--- begin ---

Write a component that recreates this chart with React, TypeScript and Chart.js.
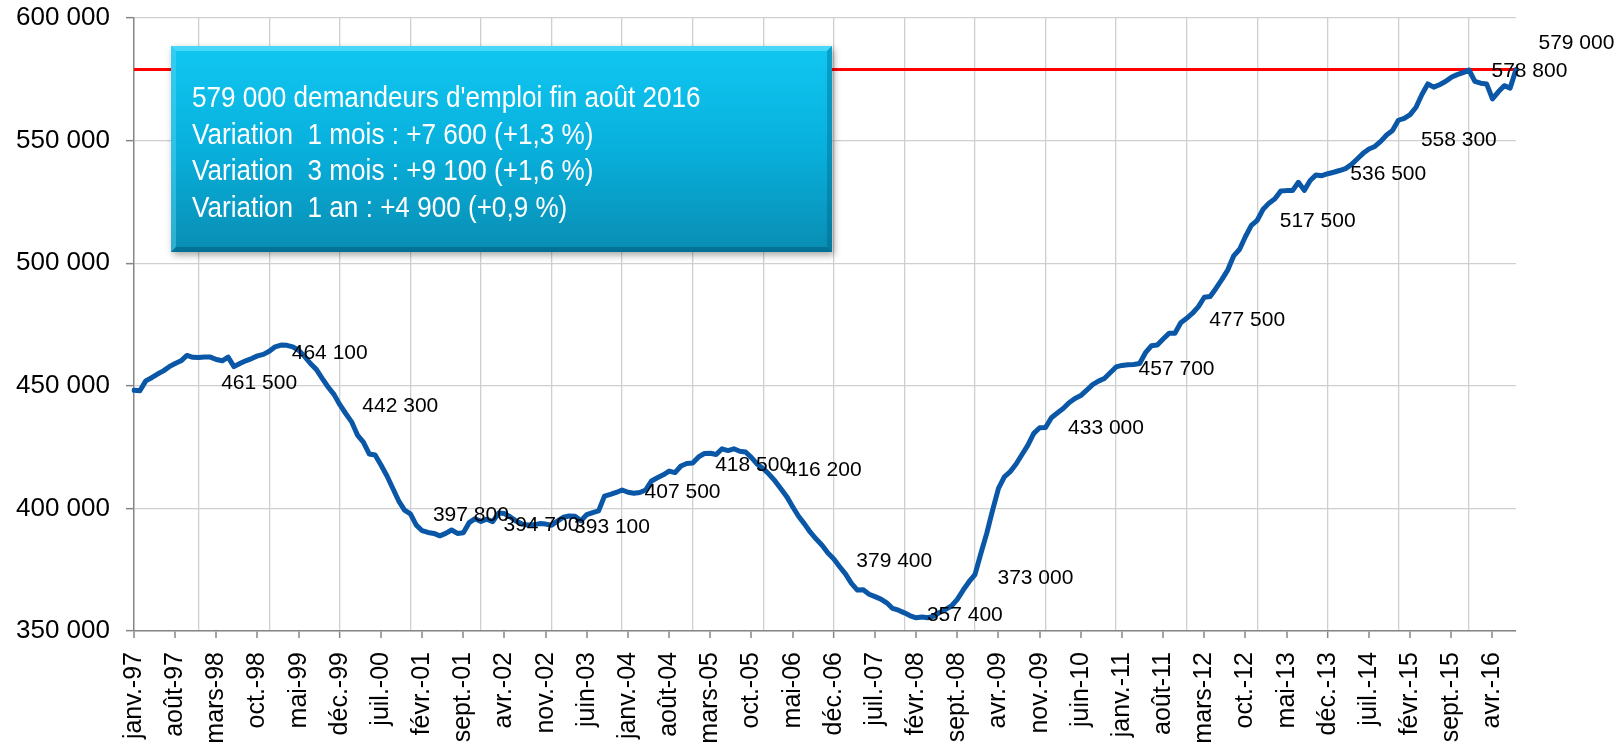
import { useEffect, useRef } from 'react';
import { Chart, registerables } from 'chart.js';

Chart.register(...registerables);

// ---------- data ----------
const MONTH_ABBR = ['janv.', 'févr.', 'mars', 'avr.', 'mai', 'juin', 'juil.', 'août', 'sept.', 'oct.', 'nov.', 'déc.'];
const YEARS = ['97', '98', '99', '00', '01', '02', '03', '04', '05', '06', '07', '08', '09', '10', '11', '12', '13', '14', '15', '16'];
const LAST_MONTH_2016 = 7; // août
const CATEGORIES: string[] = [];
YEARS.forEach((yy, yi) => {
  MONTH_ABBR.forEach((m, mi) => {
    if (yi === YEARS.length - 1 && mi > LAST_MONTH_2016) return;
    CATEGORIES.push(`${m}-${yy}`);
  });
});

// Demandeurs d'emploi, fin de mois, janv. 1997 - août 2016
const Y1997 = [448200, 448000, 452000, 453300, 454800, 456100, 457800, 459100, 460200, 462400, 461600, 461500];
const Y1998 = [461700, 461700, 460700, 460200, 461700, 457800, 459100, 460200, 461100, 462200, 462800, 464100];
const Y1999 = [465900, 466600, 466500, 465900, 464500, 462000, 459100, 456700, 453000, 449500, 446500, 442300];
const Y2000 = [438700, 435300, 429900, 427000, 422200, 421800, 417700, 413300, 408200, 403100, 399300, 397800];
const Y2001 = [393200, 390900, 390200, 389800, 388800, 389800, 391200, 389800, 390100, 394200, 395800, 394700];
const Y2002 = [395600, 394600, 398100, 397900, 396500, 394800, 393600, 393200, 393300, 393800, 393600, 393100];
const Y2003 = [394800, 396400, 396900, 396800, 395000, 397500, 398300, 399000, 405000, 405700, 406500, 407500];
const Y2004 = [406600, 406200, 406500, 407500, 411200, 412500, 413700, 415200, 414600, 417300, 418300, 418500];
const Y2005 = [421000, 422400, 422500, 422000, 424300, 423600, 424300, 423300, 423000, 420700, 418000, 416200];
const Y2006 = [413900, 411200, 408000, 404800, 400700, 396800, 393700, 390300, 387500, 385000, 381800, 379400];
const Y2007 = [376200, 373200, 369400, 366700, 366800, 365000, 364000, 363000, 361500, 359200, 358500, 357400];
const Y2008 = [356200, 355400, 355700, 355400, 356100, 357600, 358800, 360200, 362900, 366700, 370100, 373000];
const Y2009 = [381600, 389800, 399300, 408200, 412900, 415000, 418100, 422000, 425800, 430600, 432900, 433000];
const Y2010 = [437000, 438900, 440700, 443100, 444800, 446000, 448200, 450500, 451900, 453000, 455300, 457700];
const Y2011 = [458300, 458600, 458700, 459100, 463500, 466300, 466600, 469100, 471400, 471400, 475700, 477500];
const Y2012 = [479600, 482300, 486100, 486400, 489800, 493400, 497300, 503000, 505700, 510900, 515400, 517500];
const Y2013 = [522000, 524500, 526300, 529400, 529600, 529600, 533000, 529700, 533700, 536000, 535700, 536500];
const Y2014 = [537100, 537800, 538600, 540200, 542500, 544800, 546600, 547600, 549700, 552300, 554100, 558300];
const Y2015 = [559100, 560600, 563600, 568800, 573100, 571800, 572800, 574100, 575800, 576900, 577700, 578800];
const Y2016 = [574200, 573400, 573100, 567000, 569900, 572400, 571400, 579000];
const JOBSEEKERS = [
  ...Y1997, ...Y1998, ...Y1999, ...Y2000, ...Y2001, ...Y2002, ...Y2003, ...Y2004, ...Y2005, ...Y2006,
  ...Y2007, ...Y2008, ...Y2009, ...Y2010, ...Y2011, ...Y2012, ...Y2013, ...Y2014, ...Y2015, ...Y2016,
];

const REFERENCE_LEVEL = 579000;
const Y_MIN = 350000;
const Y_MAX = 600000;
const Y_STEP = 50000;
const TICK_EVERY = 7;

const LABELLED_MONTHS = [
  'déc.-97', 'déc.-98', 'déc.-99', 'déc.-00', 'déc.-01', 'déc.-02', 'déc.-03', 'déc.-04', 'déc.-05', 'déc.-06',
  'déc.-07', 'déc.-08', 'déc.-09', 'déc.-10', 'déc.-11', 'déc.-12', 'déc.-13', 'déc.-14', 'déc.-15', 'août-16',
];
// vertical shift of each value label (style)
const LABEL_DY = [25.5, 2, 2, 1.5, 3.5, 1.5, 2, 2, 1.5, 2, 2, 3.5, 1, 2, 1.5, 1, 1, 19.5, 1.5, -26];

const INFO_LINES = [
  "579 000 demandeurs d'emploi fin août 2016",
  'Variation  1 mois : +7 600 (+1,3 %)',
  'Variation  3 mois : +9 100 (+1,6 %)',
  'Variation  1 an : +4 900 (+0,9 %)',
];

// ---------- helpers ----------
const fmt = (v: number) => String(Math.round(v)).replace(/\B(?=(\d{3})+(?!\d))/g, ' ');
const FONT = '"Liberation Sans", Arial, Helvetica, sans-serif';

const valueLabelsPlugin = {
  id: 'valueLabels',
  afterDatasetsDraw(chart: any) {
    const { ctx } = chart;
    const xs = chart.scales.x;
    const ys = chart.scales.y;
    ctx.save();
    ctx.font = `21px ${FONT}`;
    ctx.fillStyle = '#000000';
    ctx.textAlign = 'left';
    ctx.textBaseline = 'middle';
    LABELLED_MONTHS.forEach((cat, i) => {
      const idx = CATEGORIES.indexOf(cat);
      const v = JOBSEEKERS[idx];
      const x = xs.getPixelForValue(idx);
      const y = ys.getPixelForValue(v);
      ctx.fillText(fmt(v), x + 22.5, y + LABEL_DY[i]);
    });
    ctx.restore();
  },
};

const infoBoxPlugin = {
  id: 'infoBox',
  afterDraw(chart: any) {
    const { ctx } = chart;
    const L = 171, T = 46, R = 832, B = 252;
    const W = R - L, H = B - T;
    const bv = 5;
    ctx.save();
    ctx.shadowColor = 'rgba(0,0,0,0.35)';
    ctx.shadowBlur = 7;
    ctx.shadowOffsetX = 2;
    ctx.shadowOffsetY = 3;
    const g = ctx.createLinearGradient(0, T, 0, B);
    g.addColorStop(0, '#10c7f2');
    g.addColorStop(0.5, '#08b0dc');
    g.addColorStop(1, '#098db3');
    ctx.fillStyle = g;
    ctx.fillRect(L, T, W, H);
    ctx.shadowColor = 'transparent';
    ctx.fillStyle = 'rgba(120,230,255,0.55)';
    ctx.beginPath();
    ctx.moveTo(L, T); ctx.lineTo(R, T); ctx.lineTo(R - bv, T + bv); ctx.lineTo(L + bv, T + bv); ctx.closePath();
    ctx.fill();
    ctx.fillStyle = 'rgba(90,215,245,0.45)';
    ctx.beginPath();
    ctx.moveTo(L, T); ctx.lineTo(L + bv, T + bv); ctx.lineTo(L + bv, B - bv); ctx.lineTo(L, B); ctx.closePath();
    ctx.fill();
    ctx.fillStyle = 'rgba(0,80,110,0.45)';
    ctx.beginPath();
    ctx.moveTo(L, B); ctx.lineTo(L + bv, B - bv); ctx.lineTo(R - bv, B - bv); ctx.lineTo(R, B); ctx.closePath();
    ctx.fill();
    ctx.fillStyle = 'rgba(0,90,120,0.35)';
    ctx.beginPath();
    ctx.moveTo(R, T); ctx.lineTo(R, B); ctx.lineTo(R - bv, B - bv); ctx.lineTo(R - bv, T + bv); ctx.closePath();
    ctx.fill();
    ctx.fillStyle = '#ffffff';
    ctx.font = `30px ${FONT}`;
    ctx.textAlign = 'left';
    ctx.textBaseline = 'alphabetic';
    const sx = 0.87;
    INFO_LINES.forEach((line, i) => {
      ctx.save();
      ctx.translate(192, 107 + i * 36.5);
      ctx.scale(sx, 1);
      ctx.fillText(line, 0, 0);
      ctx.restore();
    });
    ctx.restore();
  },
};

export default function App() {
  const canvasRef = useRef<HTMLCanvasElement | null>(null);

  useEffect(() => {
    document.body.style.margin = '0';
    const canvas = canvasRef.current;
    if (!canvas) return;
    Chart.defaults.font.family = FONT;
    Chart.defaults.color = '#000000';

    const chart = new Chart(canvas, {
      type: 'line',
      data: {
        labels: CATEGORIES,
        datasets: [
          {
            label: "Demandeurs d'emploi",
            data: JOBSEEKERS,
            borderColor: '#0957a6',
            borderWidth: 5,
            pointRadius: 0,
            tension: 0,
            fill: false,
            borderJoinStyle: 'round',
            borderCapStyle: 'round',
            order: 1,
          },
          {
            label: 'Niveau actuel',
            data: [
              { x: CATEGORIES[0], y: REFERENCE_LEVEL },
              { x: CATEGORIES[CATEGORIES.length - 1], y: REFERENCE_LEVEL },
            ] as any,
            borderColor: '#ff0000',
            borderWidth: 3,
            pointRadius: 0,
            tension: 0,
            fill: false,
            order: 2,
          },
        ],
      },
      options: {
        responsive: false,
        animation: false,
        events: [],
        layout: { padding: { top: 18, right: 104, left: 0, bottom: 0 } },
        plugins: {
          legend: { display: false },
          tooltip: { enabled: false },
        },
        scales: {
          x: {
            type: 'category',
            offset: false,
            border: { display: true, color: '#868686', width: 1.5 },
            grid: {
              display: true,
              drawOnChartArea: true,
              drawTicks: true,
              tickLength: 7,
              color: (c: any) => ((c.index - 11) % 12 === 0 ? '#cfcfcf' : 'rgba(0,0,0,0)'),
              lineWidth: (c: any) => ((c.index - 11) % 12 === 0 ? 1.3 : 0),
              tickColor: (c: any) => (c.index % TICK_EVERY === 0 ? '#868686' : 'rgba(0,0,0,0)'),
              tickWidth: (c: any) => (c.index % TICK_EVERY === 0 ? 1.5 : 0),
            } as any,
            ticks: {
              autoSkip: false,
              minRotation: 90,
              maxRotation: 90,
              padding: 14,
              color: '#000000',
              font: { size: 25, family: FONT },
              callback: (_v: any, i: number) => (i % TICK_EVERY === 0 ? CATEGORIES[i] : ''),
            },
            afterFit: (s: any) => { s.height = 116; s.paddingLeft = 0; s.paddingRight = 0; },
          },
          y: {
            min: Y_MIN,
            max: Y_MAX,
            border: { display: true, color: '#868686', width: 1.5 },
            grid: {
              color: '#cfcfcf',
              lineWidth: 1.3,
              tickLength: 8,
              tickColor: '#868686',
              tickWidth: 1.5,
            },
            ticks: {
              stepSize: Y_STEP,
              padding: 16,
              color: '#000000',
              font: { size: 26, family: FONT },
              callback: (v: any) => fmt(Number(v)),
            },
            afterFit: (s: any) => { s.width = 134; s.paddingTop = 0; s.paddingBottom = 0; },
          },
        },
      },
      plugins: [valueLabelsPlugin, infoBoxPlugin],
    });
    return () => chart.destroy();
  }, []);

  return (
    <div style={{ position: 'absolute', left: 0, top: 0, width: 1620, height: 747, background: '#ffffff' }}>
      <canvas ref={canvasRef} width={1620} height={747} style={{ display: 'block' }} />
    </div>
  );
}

--- end ---

■ DIRECTIONS
Leave the pictures out and please restate exactly the lines running from the start of the material through the one with "Chart.register(...registerables);".

■ SOLUTION FOR THIS TASK
Write a component that recreates this chart with React, TypeScript and Chart.js.
import { useEffect, useRef } from 'react';
import { Chart, registerables } from 'chart.js';

Chart.register(...registerables);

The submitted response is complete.